The Church of the Blessed Sacrament is a Roman Catholic parish within the Archdiocese of Seattle serving Seattle's University District. It is the only parish in the archdiocese to be owned and operated by the Order of Preachers and is within the jurisdiction of the Western Dominican Province. The church's current prior is Fr. Dominic Briese, and the current pastor is Fr. Dominic David Maichrowicz.

The church building, its priory, and its parish school building were added to the National Register of Historic Places in 1984 as Church of the Blessed Sacrament, Priory, and School. Damage from the 2001 Nisqually earthquake led to extensive repairs in 2010. It ministers to the Catholic undergraduate and graduate students at the University of Washington through the Prince of Peace Newman Center, which is the fifth-oldest Newman Center and the first to be run by the Dominican Order. Fr. Marcin Szymański is the current pastor of the Newman Center, and Fr. Chrysostom Mijinke, is the parochial vicar. As of 2019, FOCUS missionaries have been serving the parish and Newman Center's ministries as well.

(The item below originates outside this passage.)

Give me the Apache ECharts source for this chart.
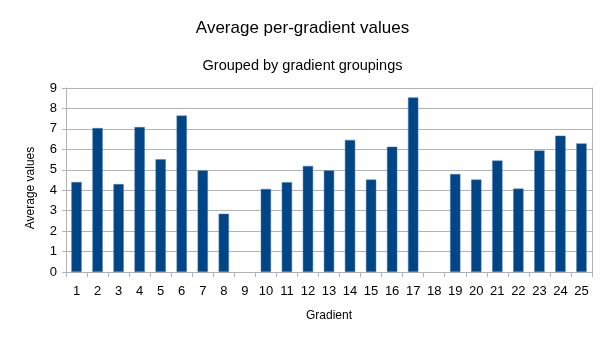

The church is unique among the Order of Preachers because of its practice of appointing yearly Dominican seminarians to serve as "student brothers" for one year, working with both the pastor of Blessed Sacrament and the chaplains at the University of Washington Newman Center to deliver catechesis to a variety of public audiences.

The priory, completed in 1922, was designed by Arnold Constable.

The school, designed by the Beezer Brothers, completed in 1913, was a 56x77 ft two-story woodframe structure. "Because of numerous building and fire code violations, the building was condemned in 1948. Plans to demolish the existing structure and erect a new parish hall on the site will probably be executed in the near future". A replacement school was built in 1950 already?